We are trying to run scientific OpenCL codes under Ubuntu 16.04.5 (Kernel 4.15) Linux on Vega10 based cards (Radeon Pro WX9100, Vega 64). The card is installed in a HPZ620 Workstation with a Xeon processor from the Sandy bridge generation (no PCIe atomics). Therefore, we use the Radeon-pro relases (amdgpu-pro bundles) and the pal opencl driver as recommended on the driver download pages. Our codes are the systemtests_ of the IDTxl toolbox (GitHub - pwollstadt/IDTxl ). These codes have run fine on R9 290X cards using the old fglrx drivers, and also do run on our nvidia cards.
On the Vega 10 based cards we get hangs of the system (but still functioning ssh access) after a random amount of time, typically a few hours, sometimes a day, sometimes a few minutes only. A remote shutdown -r is (not always) successful.
Dmesg output after the crash is always something like this:
[ +0.000004] amdgpu 0000:07:00.0: [gfxhub] VMC page fault (src_id:0 ring:154 vmid:2 pasid:0)
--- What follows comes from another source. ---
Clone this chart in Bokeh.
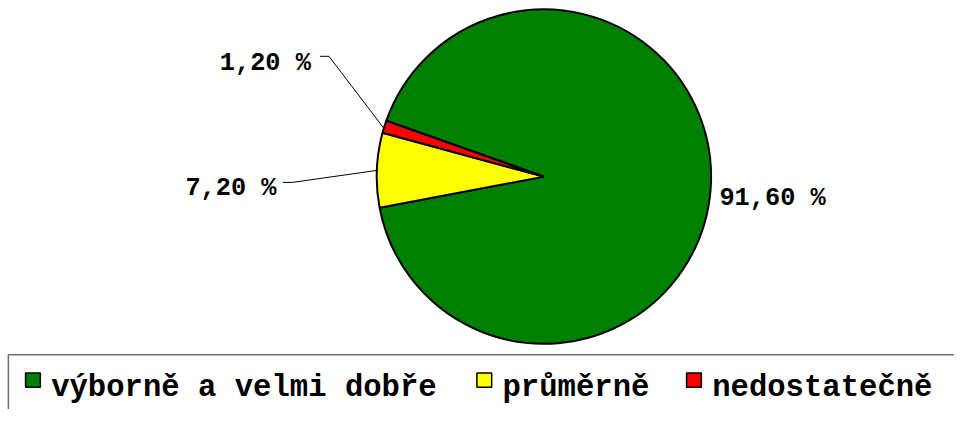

[ +0.000029] amdgpu 0000:07:00.0: at page 0x00000003eda00000 from 27
[ +0.000017] amdgpu 0000:07:00.0: VM_L2_PROTECTION_FAULT_STATUS:0x00201134
As on the page with the driver installation instructions it said to use the 18.20 bundle with kernel 4.15 we tried that version first, then versions 18.30/18.40/18.50 but the problem remains the same. We have tried another card (Vega64) to exclude issues with a broken hardware of the card.
Googling around leads to many posts related to similar messages for Ryzen APUs and some bug reports that are still open, but solution that seems to work for us.
Any ideas on how to troubleshoot this issue? Recommendations on a more stable OS+driver combo? Could I use the rocm opencl stack with our hardware (it is not clear to me in how far and to what degree the requirement of PICe atomics has been lifted)?